Fri 2 Mar 2012
ADVENTURES IN COLLECTING: The FRANK M. ROBINSON Collection Auction, by Walker Martin.
Posted by Steve under Collecting , Columns , Pulp Fiction[22] Comments
The FRANK M. ROBINSON Collection Auction
by Walker Martin
Recently I was disturbed to notice that a pulp discussion group that I contribute to seemed to be ignoring or unaware of the fact that a major pulp collecting event had just occurred. In fact, I call it The Pulp Auction of the Century.
I am of course referring to the auction of the collection of Frank M. Robinson, science fiction author, Hollywood screen writer, movie actor (he appears in Milk), and world class collector of high condition pulp magazines. I stress the “high condition” part of the last statement. Frank has been written up many times because of his famous “wall of pulps,” all in fine or very fine condition.
First, what qualifies me to be making such a claim that this was The Pulp Auction of the Century? I’ve been a collector of magazines since February 1956, when as a child, I bought my first issue of Galaxy, a science fiction digest magazine.

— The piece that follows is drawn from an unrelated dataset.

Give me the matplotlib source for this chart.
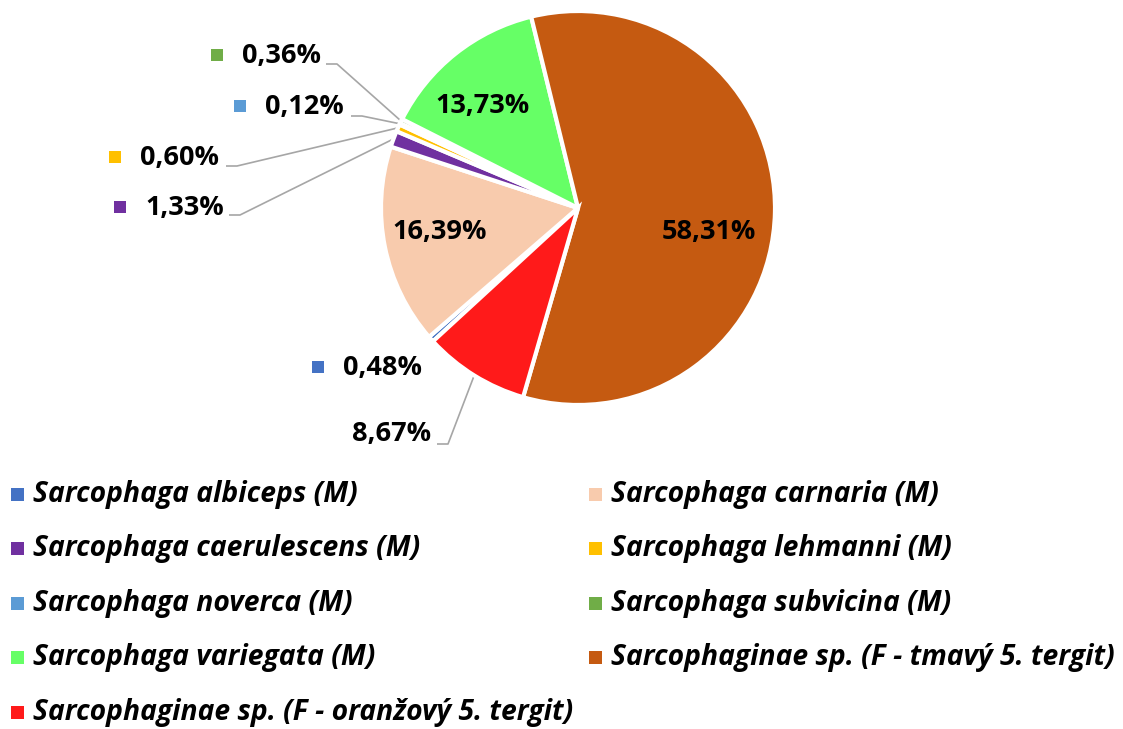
import numpy as np
import matplotlib
matplotlib.use("Agg")
import matplotlib.pyplot as plt
from matplotlib.patches import Rectangle

# ---- data ----
labels = [
    "Sarcophaga albiceps (M)",
    "Sarcophaga carnaria (M)",
    "Sarcophaga caerulescens (M)",
    "Sarcophaga lehmanni (M)",
    "Sarcophaga noverca (M)",
    "Sarcophaga subvicina (M)",
    "Sarcophaga variegata (M)",
    "Sarcophaginae sp. (F - tmavý 5. tergit)",
    "Sarcophaginae sp. (F - oranžový 5. tergit)",
]
values = [0.48, 16.39, 1.33, 0.60, 0.12, 0.36, 13.73, 58.31, 8.67]
colors = ["#4472C4", "#F8CBAD", "#7030A0", "#FFC000", "#5B9BD5",
          "#70AD47", "#66FF66", "#C55A11", "#FF1A1A"]

W, H = 1123, 729
fig = plt.figure(figsize=(W / 100, H / 100), dpi=100)
ax = fig.add_axes([0, 0, 1, 1])

FONT = "Open Sans"
cx, cy, R = 578, H - 208, 197

wedges, _ = ax.pie(values, colors=colors, startangle=222.6, counterclock=False,
                   center=(cx, cy), radius=R,
                   wedgeprops=dict(edgecolor="white", linewidth=3))
ax.set_xlim(0, W)
ax.set_ylim(0, H)
ax.set_aspect("equal")
ax.axis("off")


def fmt(v):
    return f"{v:.2f}".replace(".", ",") + "%"


def mid_point(w, frac):
    a = np.deg2rad((w.theta1 + w.theta2) / 2)
    return cx + R * frac * np.cos(a), cy + R * frac * np.sin(a)


LBL_SIZE = 19.5
LEG_SIZE = 20.3
# inside labels: text centre (px from left, px from top)
inside = {1: (440, 232), 6: (483, 106), 7: (709, 232)}
for i, (x, y) in inside.items():
    ax.text(x, H - y, fmt(values[i]), ha="center", va="center",
            fontsize=LBL_SIZE, fontweight="bold", family=FONT, color="black")

# outside labels: (text left x, text center y in px from top, show key, elbow)
outside = {
    5: (242, 56, True, (337, 64)),
    4: (265, 107, True, (362, 116)),
    3: (140, 158, True, (237, 166)),
    2: (145, 208, True, (240, 215)),
    0: (343, 368, True, None),
    8: (352, 434, False, (448, 444)),
}
for i, (tx, ty, key, elbow) in outside.items():
    ax.text(tx, H - ty, fmt(values[i]), ha="left", va="center",
            fontsize=LBL_SIZE, fontweight="bold", family=FONT, color="black")
    if key:
        s = 12
        ax.add_patch(Rectangle((tx - 25 - s / 2, H - ty + 1 - s / 2), s, s,
                               facecolor=colors[i], edgecolor="none"))
    if elbow is not None:
        ex, ey = elbow
        px, py = mid_point(wedges[i], 1.0)
        ax.plot([ex - 11, ex, px], [H - ey, H - ey, py], color="#A6A6A6",
                lw=1.2, solid_capstyle="butt", zorder=0.5)

# legend (row-wise, 2 columns)
col_x = [17, 595]
row_y = [493, 547, 602, 656, 711]
for i, lab in enumerate(labels):
    r, c = divmod(i, 2)
    x0 = col_x[c]
    y0 = H - row_y[r]
    s = 13
    ax.add_patch(Rectangle((x0 - s / 2, y0 - 1 - s / 2), s, s,
                           facecolor=colors[i], edgecolor="none"))
    ax.text(x0 + 16, y0 - 9, lab, ha="left", va="baseline", fontsize=LEG_SIZE,
            fontweight="bold", fontstyle="italic", family=FONT, color="black")

fig.savefig("out.png", dpi=100, facecolor="white")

I still have that very same issue that seemed to be on every newsstand and in every drugstore in the Trenton, NJ area. Not only does Galaxy no longer exist but most newsstands and drugstores no longer carry SF or crime fiction magazines. There are only five digest fiction magazines left and they all have decreasing circulations in this era of the electronic gadget and the e-book. We might soon live to see the end of an era, the death of the digest fiction magazines.
As the years progressed, I started to collect not only back issues of the SF and crime digests, but I also started to collect the pulp magazines, which ruled the newsstands during the 1900-1955 period.
First I collected complete runs of the SF and fantasy pulps and then I went on to collect all the major detective and adventure titles. Some of my articles concerning these activities have appeared on Mystery*File under the headings of “Memoirs of a Pulp Collector” and “Adventures in Collecting.” I am frankly a lover of old magazines and my collection includes not only pulp and digest, but also slick, men’s adventure, literary magazines and film journals.
So though I live in a house full of thousands of magazines and books, I never really became a “condition collector” like Frank Robinson. I wanted to compile complete runs of magazines and read them but this would be very difficult if I limited myself to only fine condition copies, not to mention the fact that readers are often very reluctant to read high quality magazines for fear of downgrading the nice condition.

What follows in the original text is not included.